Further highlights of his recording career include the solo recital album Live at Carnegie Hall; Memory and Dragon Songs, albums devoted respectively to western classical and Chinese compositions known to the pianist since childhood; The Chopin Album, featuring the Études op.25, among other works; Liszt – My Piano Hero, featuring solo pieces and the First Piano Concerto with the Wiener Philharmoniker and Gergiev; and The Mozart Album, which includes the Piano Concertos Nos.17 and 24 with the Wiener Philharmoniker and Nikolaus Harnoncourt. The pianist has also recorded original soundtrack scores by Tan Dun and Alexandre Desplat.
Lang Lang was born in the city of Shenyang on 14 June 1982. His father encouraged the boy’s instinctive musicality and organised his first piano lessons soon after his third birthday. Two years later Lang Lang won the Shenyang Piano Competition and gave his first public performance.

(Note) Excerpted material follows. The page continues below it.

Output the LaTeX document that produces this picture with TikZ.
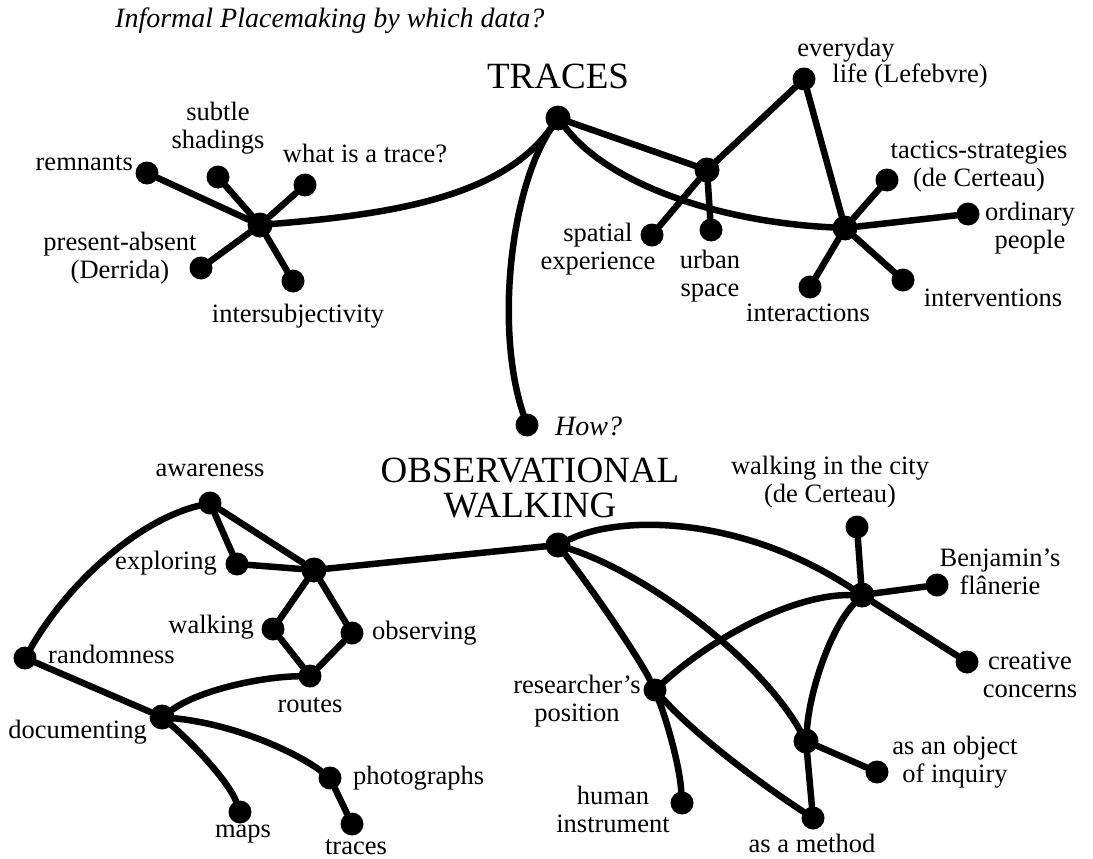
\documentclass[tikz,border=0pt]{standalone}
\usepackage{fontspec}
\setmainfont{Liberation Serif}
\begin{document}
\begin{tikzpicture}[x=1pt,y=-1pt,
  dot/.style={circle,fill=black,inner sep=0pt,minimum size=23pt},
  hub/.style={circle,fill=black,inner sep=0pt,minimum size=25pt},
  link/.style={line width=6.5pt,line cap=round},
  lbl/.style={font=\fontsize{26.5}{28}\selectfont,align=center,inner sep=0pt},
  head/.style={font=\fontsize{37}{35}\selectfont,align=center,inner sep=0pt},
  note/.style={font=\fontsize{28}{30}\selectfont\itshape,inner sep=0pt}]
\useasboundingbox (0,0) rectangle (1093,859);

% ---------- titles ----------
\node[note,anchor=base west] (title) at (115,28) {Informal Placemaking by which data?};
\node[head] (traces) at (558,76) {TRACES};
\node[head] (obswalk) at (530,488) {OBSERVATIONAL\\WALKING};

% ---------- TRACES cluster ----------
\node[hub] (th) at (558,118) {};
\node[hub] (star) at (260,225) {};
\node[dot] (remn) at (147,173) {};
\node[dot] (subtle) at (218,177) {};
\node[dot] (what) at (305,185) {};
\node[dot] (pres) at (201,268) {};
\node[dot] (inter) at (293,281) {};
\node[dot] (how) at (527,425) {};
\node[hub] (mid) at (707,170) {};
\node[dot] (everyday) at (804,79) {};
\node[dot] (spatial) at (652,235) {};
\node[dot] (urban) at (711,230) {};
\node[hub] (rh) at (845,228) {};
\node[dot] (tact) at (887,180) {};
\node[dot] (ordin) at (968,214) {};
\node[dot] (interact) at (810,287) {};
\node[dot] (interv) at (903,280) {};

\draw[link] (star) .. controls (380,215) and (500,200) .. (th);
\draw[link] (th) .. controls (510,190) and (495,330) .. (how);
\draw[link] (th) -- (mid);
\draw[link] (th) .. controls (610,185) and (720,222) .. (rh);
\draw[link] (mid) -- (everyday);
\draw[link] (mid) -- (spatial);
\draw[link] (mid) -- (urban);
\draw[link] (everyday) -- (rh);
\foreach \n in {remn,subtle,what,pres,inter} \draw[link] (star) -- (\n);
\foreach \n in {tact,ordin,interact,interv} \draw[link] (rh) -- (\n);

\node[lbl,anchor=east] (remnL) at (133,163) {remnants};
\node[lbl] (subtleL) at (218,128) {subtle\\shadings};
\node[lbl] (whatL) at (365,153) {what is a trace?};
\node[lbl] (presL) at (120,258) {present-absent\\(Derrida)};
\node[lbl] (interL) at (298,316) {intersubjectivity};
\node[note,anchor=base west] (howL) at (555,435) {How?};
\node[lbl] (everydayL) at (846,50) {everyday};
\node[lbl] (lifeL) at (910,76) {life (Lefebvre)};
\node[lbl] (tactL) at (979,167) {tactics-strategies\\(de Certeau)};
\node[lbl] (ordinL) at (1030,228) {ordinary\\people};
\node[lbl] (intervL) at (993,298) {interventions};
\node[lbl] (interactL) at (808,313) {interactions};
\node[lbl] (urbanL) at (710,276) {urban\\space};
\node[lbl] (spatialL) at (598,249) {spatial\\experience};

% ---------- OBSERVATIONAL WALKING cluster ----------
\node[hub] (oh) at (558,545) {};
\node[hub] (lh) at (314,570) {};
\node[dot] (aware) at (210,503) {};
\node[dot] (explor) at (237,564) {};
\node[dot] (walk) at (273,629) {};
\node[dot] (observ) at (352,633) {};
\node[dot] (routes) at (310,676) {};
\node[dot] (random) at (25,658) {};
\node[hub] (docu) at (162,717) {};
\node[dot] (maps) at (240,812) {};
\node[dot] (photo) at (330,778) {};
\node[dot] (tracesD) at (352,824) {};
\node[hub] (fh) at (862,595) {};
\node[dot] (city) at (857,527) {};
\node[dot] (benj) at (937,585) {};
\node[dot] (creat) at (967,662) {};
\node[dot] (resear) at (655,690) {};
\node[dot] (human) at (682,803) {};
\node[hub] (objh) at (806,741) {};
\node[dot] (object) at (877,772) {};
\node[dot] (method) at (813,818) {};

\draw[link] (oh) -- (lh);
\draw[link] (lh) -- (aware);
\draw[link] (lh) -- (explor);
\draw[link] (aware) -- (explor);
\draw[link] (aware) .. controls (140,520) and (70,580) .. (random);
\draw[link] (lh) -- (walk);
\draw[link] (lh) -- (observ);
\draw[link] (walk) -- (routes);
\draw[link] (observ) -- (routes);
\draw[link] (routes) .. controls (260,677) and (200,690) .. (docu);
\draw[link] (random) -- (docu);
\draw[link] (docu) .. controls (200,750) and (230,785) .. (maps);
\draw[link] (docu) .. controls (240,725) and (300,755) .. (photo);
\draw[link] (photo) -- (tracesD);

\draw[link] (oh) .. controls (620,515) and (740,515) .. (fh);
\draw[link] (oh) .. controls (650,575) and (760,660) .. (objh);
\draw[link] (oh) .. controls (600,600) and (640,660) .. (resear);
\draw[link] (resear) .. controls (670,730) and (680,770) .. (human);
\draw[link] (resear) .. controls (700,740) and (770,790) .. (method);
\draw[link] (resear) .. controls (710,640) and (790,595) .. (fh);
\draw[link] (fh) .. controls (830,630) and (810,690) .. (objh);
\draw[link] (objh) -- (method);
\draw[link] (objh) -- (object);
\draw[link] (fh) -- (city);
\draw[link] (fh) -- (benj);
\draw[link] (fh) -- (creat);

\node[lbl] (awareL) at (210,470) {awareness};
\node[lbl,anchor=east] (explorL) at (217,563) {exploring};
\node[lbl,anchor=east] (walkL) at (254,627) {walking};
\node[lbl,anchor=west] (observL) at (372,633) {observing};
\node[lbl,anchor=west] (randomL) at (48,654) {randomness};
\node[lbl] (routesL) at (310,705) {routes};
\node[lbl,anchor=east] (docuL) at (147,732) {documenting};
\node[lbl,anchor=west] (photoL) at (353,778) {photographs};
\node[lbl] (mapsL) at (243,834) {maps};
\node[lbl] (tracesL) at (356,847) {traces};
\node[lbl] (cityL) at (830,482) {walking in the city\\(de Certeau)};
\node[lbl] (benjL) at (1000,572) {Benjamin’s\\flânerie};
\node[lbl] (creatL) at (1030,675) {creative\\concerns};
\node[lbl] (objectL) at (955,762) {as an object\\of inquiry};
\node[lbl] (methodL) at (812,843) {as a method};
\node[lbl] (humanL) at (613,809) {human\\instrument};
\node[lbl] (researL) at (577,701) {researcher’s\\position};
\end{tikzpicture}
\end{document}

He enrolled at Beijing’s Central Conservatory of Music in 1991 to study with Professor Zhao Ping-Guo, whose demanding musical challenges are vividly recalled in Lang’s autobiography Journey of a Thousand Miles. The young musician’s hard work was rewarded in 1993 when he took first prize in the Xinghai National Piano Competition in Beijing. Two years later he won the International Tchaikovsky Competition for Young Musicians in Japan and, in 1997, moved with his father to Philadelphia to study at the prestigious Curtis Institute of Music with Gary Graffman, a former child prodigy and one of the world’s finest piano teachers.
Lang Lang’s international career breakthrough came in dramatic fashion in 1999 when he joined the Chicago Symphony Orchestra for its “Gala of the Century” concert as last-minute replacement soloist in Tchaikovsky’s First Piano Concerto. Grapevine reports of his sensational performance led to a succession of invitations to appear with leading orchestras and at the world’s most prestigious venues. He made his debut at Carnegie Hall, the BBC Proms and Wigmore Hall in 2001, and went on to forge lasting partnerships with conductors such as Daniel Barenboim, Gustavo Dudamel and Sir Simon Rattle.
Lang Lang has ranged beyond classical music’s traditional borders to collaborate with, among others, fellow pianist Herbie Hancock, Pharrell Williams, Metallica, dubstep dancer Marquese “Nonstop” Scott, dancer, actor and activist Lil Buck. At the One World: Together at Home concert in April 2020, meanwhile, he teamed up with Andrea Bocelli, Celine Dion, Lady Gaga and John Legend for the grand finale performance of The Prayer.
Both Lang Lang’s artistry and his inspirational work in music education and promotion have been recognised with numerous awards and honours. As well as having been presented with the 2010 Crystal Award in Davos and named as one of the 250 Young Global Leaders by the World Economic Forum, he has also received several honorary doctorates, notably from the Royal College of Music, the Manhattan School of Music and New York University. He has been awarded the highest prize given by the Ministry of Culture of the People’s Republic of China, and the highest civilian honours in Germany (Merit of the Federal Republic of Germany) and France (Medal of the Order of Arts and Letters). Grammy-nominated, he is also the recipient of a Classic Brit award and several Echo Klassik prizes, while in February 2019 he was presented with an honorary Victoire de la Musique Classique, becoming the first Chinese musician ever to be given one of these prestigious awards.